By Zac Ellis
Kyle Shurmur’s trip to the Manning Passing Academy last weekend was business as usual for the Vanderbilt senior.
“I knew what I was getting into,” Shurmur said. “I was prepared for the long days.”
For the second straight summer, the Commodores’ veteran quarterback joined several of college football’s top signal-callers at the elite camp hosted by the legendary Manning family in Thibodaux, La. It was an opportunity for Shurmur to serve as a counselor for young campers while gleaning advice from Archie, Peyton and Eli Manning ahead of his final season at Vanderbilt.
“It’s a fun chance to pick the brains of Peyton, Eli and other college quarterbacks on things that would help me,” Shurmur said. “I’d share experiences that I’ve had and listen to their own experiences. It’s always beneficial to be with those who play your same position and understand what you’re going through. They can speak the language and understand the process and preparation.”
Shurmur enters the 2018 season as one of the most seasoned quarterbacks in the SEC with 30 starts during his Vanderbilt career. Last season, Shurmur set a new program single-season record with 26 touchdown passes. With 2,963 more passing yards and 20 touchdown passes this fall, Shurmur would finish as Vanderbilt’s career leader in both categories, surpassing former Commodore great Jay Cutler.
This spring and summer, Shurmur has adjusted to the departure of three senior receivers and Vanderbilt’s all-time leading rusher, Ralph Webb. Junior Kalija Lipscomb (610 yards and eight touchdown catches in 2017) is the squad’s leading returning receiver, with Donaven Tennyson, tight end Jared Pinkney, wide receiver Chris Pierce and Ohio State transfer Alex Stump expecting to become bigger targets for Shurmur.
The veteran responsibility on Shurmur’s shoulders is why a trip to the Manning camp is valuable for the senior, said Vanderbilt quarterbacks coach Gerry Gdowski.
“The Manning Passing Academy is a great experience for Kyle,” said Gdowski. “The biggest thing is being around guys like the Mannings and other college quarterbacks who play the position. Through it all, Kyle gets a chance to get a little work in and pick up something that may help him down the road. But as a senior, Kyle’s biggest attribute is his work ethic. He likes the work, enjoys it, and it’s infectious with his teammates.”
Shurmur spent time working on mechanics while at the Manning Passing Academy, but he also soaked in what he could from the Mannings from a 30,000-foot view.

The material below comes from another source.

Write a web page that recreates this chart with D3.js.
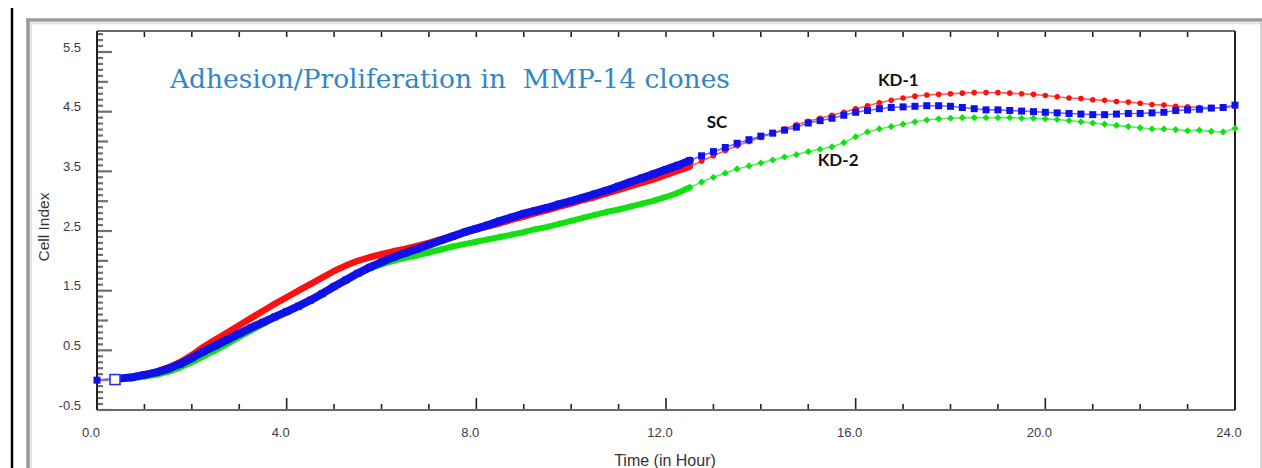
<!DOCTYPE html>
<html><head><meta charset="utf-8">
<script src="https://cdn.jsdelivr.net/npm/d3@7/dist/d3.min.js"></script>
<style>body{margin:0;background:#fff}svg{display:block}</style>
</head><body>
<svg id="c" width="1262" height="468"></svg>
<script>
// ---- data ----
const times = [0].concat(d3.range(0.5, 24.001, 0.25));
const normTime = 0.38;
const seriesSC = [0,
 0.03,0.05,0.09,0.13,0.19,0.27,0.37,0.48,0.58,0.68,0.78,0.88,0.97,1.06,1.15,1.24,1.34,1.45,1.57,1.68,1.79,1.89,1.98,2.06,2.13,2.20,2.27,2.34,2.41,2.48,2.54,2.60,2.67,2.73,2.79,2.84,2.89,2.95,3.00,3.06,3.12,3.18,3.25,3.32,3.39,3.46,3.53,3.60,3.68,
 3.76,3.83,3.90,3.97,4.03,4.09,4.14,4.19,4.24,4.31,4.35,4.39,4.44,4.49,4.52,4.55,4.57,4.58,4.59,4.60,4.60,4.59,4.57,4.55,4.53,4.53,4.52,4.51,4.50,4.49,4.48,4.47,4.46,4.45,4.45,4.46,4.47,4.47,4.48,4.49,4.52,4.53,4.54,4.56,4.57,4.61];
const seriesKD1 = [0,
 0.03,0.05,0.09,0.14,0.21,0.30,0.42,0.56,0.68,0.80,0.92,1.04,1.16,1.28,1.39,1.50,1.61,1.72,1.83,1.92,2.00,2.06,2.11,2.16,2.20,2.25,2.30,2.36,2.42,2.48,2.53,2.58,2.63,2.69,2.74,2.80,2.85,2.91,2.96,3.02,3.07,3.13,3.19,3.25,3.31,3.37,3.44,3.51,3.58,
 3.67,3.76,3.85,3.93,4.00,4.07,4.14,4.21,4.28,4.34,4.39,4.44,4.49,4.55,4.60,4.65,4.69,4.73,4.76,4.78,4.79,4.80,4.81,4.82,4.82,4.82,4.81,4.80,4.79,4.77,4.75,4.73,4.72,4.70,4.69,4.67,4.66,4.64,4.62,4.61,4.59,4.58,4.57,4.57,4.56,4.60];
const seriesKD2 = [0,
 0.02,0.03,0.06,0.09,0.14,0.21,0.30,0.40,0.50,0.61,0.72,0.83,0.94,1.05,1.15,1.25,1.35,1.46,1.57,1.68,1.78,1.87,1.94,2.00,2.05,2.09,2.14,2.19,2.24,2.28,2.32,2.36,2.40,2.44,2.48,2.53,2.57,2.62,2.67,2.72,2.77,2.82,2.86,2.91,2.96,3.01,3.07,3.14,3.23,
 3.32,3.40,3.47,3.54,3.59,3.64,3.69,3.74,3.78,3.83,3.87,3.91,3.98,4.08,4.16,4.21,4.25,4.29,4.33,4.36,4.38,4.39,4.40,4.40,4.40,4.40,4.40,4.39,4.39,4.38,4.37,4.35,4.33,4.31,4.29,4.27,4.25,4.23,4.21,4.21,4.20,4.18,4.19,4.17,4.16,4.22];
const yTickLabels = [-0.5, 0.5, 1.5, 2.5, 3.5, 4.5, 5.5];
const xTickLabels = [0, 4, 8, 12, 16, 20, 24];
const denseEnd = 12.5;
const titleText = "Adhesion/Proliferation in  MMP-14 clones";
const seriesLabels = [
  {name:"SC",   t:12.86, v:4.33},
  {name:"KD-1", t:16.47, v:5.03},
  {name:"KD-2", t:15.2,  v:3.69}
];

// ---- layout ----
const svg = d3.select("#c");
const L = 97, R = 1235, T = 31, B = 410;
const x = d3.scaleLinear().domain([0, 24]).range([L, R]);
const y = d3.scaleLinear().domain([-0.5, 5.852]).range([B, T]);
const sans = "Liberation Sans, Arial, sans-serif";

// frames
svg.append("line").attr("x1",12).attr("x2",12).attr("y1",8).attr("y2",468).attr("stroke","#000").attr("stroke-width",2.5);
svg.append("line").attr("x1",28).attr("x2",28).attr("y1",19).attr("y2",468).attr("stroke","#9a9a9a").attr("stroke-width",3.5);
svg.append("line").attr("x1",26).attr("x2",1262).attr("y1",20).attr("y2",20).attr("stroke","#9a9a9a").attr("stroke-width",3.5);
svg.append("line").attr("x1",30).attr("x2",1262).attr("y1",23.5).attr("y2",23.5).attr("stroke","#dcdcdc").attr("stroke-width",1.5);
svg.append("line").attr("x1",31).attr("x2",31).attr("y1",23).attr("y2",468).attr("stroke","#dcdcdc").attr("stroke-width",1.5);
svg.append("line").attr("x1",1261).attr("x2",1261).attr("y1",20).attr("y2",468).attr("stroke","#b0b0b0").attr("stroke-width",1);

// y minor ticks
const yMinor = d3.range(-5, 59).map(i => i / 10);
svg.append("g").selectAll("line").data(yMinor).join("line")
  .attr("x1", L).attr("y1", d => y(d)).attr("y2", d => y(d))
  .attr("x2", d => {
    const k = Math.round(d * 10);
    if ((k + 5) % 10 === 0) return L + 15;
    if (k % 5 === 0) return L + 11;
    return L + 6;
  })
  .attr("stroke", "#6f6f6f").attr("stroke-width", 2.2);

// x ticks bottom and top
const xHours = d3.range(0, 25);
svg.append("g").selectAll("line").data(xHours).join("line")
  .attr("x1", d => x(d)).attr("x2", d => x(d)).attr("y1", B)
  .attr("y2", d => d % 4 === 0 ? B - 12 : B - 6)
  .attr("stroke", "#222").attr("stroke-width", 1.6);
svg.append("g").selectAll("line").data(xHours).join("line")
  .attr("x1", d => x(d)).attr("x2", d => x(d)).attr("y1", T)
  .attr("y2", T + 6)
  .attr("stroke", "#222").attr("stroke-width", 1.6);

// axes frame
svg.append("line").attr("x1",L).attr("x2",R).attr("y1",B).attr("y2",B).attr("stroke","#6a6a6a").attr("stroke-width",2);
svg.append("line").attr("x1",L).attr("x2",R).attr("y1",T).attr("y2",T).attr("stroke","#6a6a6a").attr("stroke-width",2);
svg.append("line").attr("x1",L).attr("x2",L).attr("y1",T).attr("y2",B).attr("stroke","#222").attr("stroke-width",2);
svg.append("line").attr("x1",R).attr("x2",R).attr("y1",T).attr("y2",B).attr("stroke","#222").attr("stroke-width",2);

// tick labels
svg.append("g").selectAll("text").data(yTickLabels).join("text")
  .attr("x", 81).attr("y", d => y(d) - 5).attr("dy", "0.35em")
  .attr("text-anchor", "end").attr("font-family", sans)
  .attr("font-size", 13).attr("fill", "#3a3a4a").text(d => d.toFixed(1));
svg.append("g").selectAll("text").data(xTickLabels).join("text")
  .attr("x", d => x(d) - 6).attr("y", 432).attr("dy", "0.35em")
  .attr("text-anchor", "middle").attr("font-family", sans)
  .attr("font-size", 13).attr("fill", "#3a3a4a").text(d => d.toFixed(1));

// axis titles
svg.append("text").attr("x", 665).attr("y", 466).attr("text-anchor","middle")
  .attr("font-family",sans).attr("font-size",16).attr("fill","#333").text("Time (in Hour)");
svg.append("text").attr("transform","translate(49,227) rotate(-90)").attr("text-anchor","middle")
  .attr("font-family",sans).attr("font-size",15.5).attr("fill","#333").text("Cell Index");

// title
const title = svg.append("text").attr("x", 170).attr("y", 88)
  .attr("font-family","DejaVu Serif, Liberation Serif, serif").attr("font-size",26)
  .attr("fill","#2f87c6").attr("xml:space","preserve").style("white-space","pre").text(titleText);
const tw = title.node().getComputedTextLength();
title.attr("font-size", 26 * 560 / tw);

// ---- series ----
const rows = k => times.map((t, i) => ({t, v: k[i]}));
const line = d3.line().x(d => x(d.t)).y(d => y(d.v));
const defs = [
  {data: rows(seriesKD2), mark:"#12e012", ln:"#5ef05e", band:6, shape:"diamond"},
  {data: rows(seriesKD1), mark:"#ff1010", ln:"#ff5a5a", band:6.5, shape:"circle"},
  {data: rows(seriesSC),  mark:"#1010e8", ln:"#6a6aff", band:8, shape:"square"}
];
const gS = svg.append("g");
defs.forEach(s => {
  const dense = s.data.filter(d => d.t >= 0.5 && d.t <= denseEnd);
  const all = s.data;
  gS.append("path").attr("d", line(all)).attr("fill","none").attr("stroke", s.ln).attr("stroke-width", 1.6);
  gS.append("path").attr("d", line(dense)).attr("fill","none").attr("stroke", s.mark)
    .attr("stroke-width", s.band).attr("stroke-linejoin","round").attr("stroke-linecap","round");
  const pts = all.filter(d => d.t >= 0.5);
  const g = gS.append("g");
  if (s.shape === "square") {
    g.selectAll("rect").data(pts).join("rect")
      .attr("x", d => x(d.t) - 3.5).attr("y", d => y(d.v) - 3.5).attr("width", 7).attr("height", 7).attr("fill", s.mark);
  } else if (s.shape === "circle") {
    g.selectAll("circle").data(pts).join("circle")
      .attr("cx", d => x(d.t)).attr("cy", d => y(d.v)).attr("r", 2.8).attr("fill", s.mark);
  } else {
    g.selectAll("path").data(pts).join("path")
      .attr("d", d => { const cx = x(d.t), cy = y(d.v); return `M${cx},${cy-3.6}L${cx+3.6},${cy}L${cx},${cy+3.6}L${cx-3.6},${cy}Z`; })
      .attr("fill", s.mark);
  }
});
// first point (t=0) filled square and normalization hollow square
const sc0 = defs[2].data[0];
gS.append("rect").attr("x", x(sc0.t) - 3.5).attr("y", y(sc0.v) - 3.5).attr("width", 7).attr("height", 7).attr("fill", "#1010e8");
gS.append("rect").attr("x", x(normTime) - 5).attr("y", y(0.01) - 5).attr("width", 10).attr("height", 10)
  .attr("fill", "#fff").attr("stroke", "#3030f0").attr("stroke-width", 1.6);

// series labels
svg.append("g").selectAll("text").data(seriesLabels).join("text")
  .attr("x", d => x(d.t)).attr("y", d => y(d.v)).attr("dy","0.35em")
  .attr("font-family","Lato, Open Sans, sans-serif").attr("font-weight","bold").attr("font-size",17)
  .attr("fill","#111").text(d => d.name);
</script>
</body></html>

The quarterback will be the face of the Commodores in 2018, so he purposely sought the Mannings’ advice on how best to handle a brighter spotlight.
“A lot more broad-based things: how to learn from film sessions, preparation, mindset going into games, how to lead your teammates,” Shurmur said. “We’d get into football mechanics, but it was more about how to handle situations based on their experience in the NFL and college.”
Zac Ellis is the Writer and Digital Media Editor for Vanderbilt Athletics.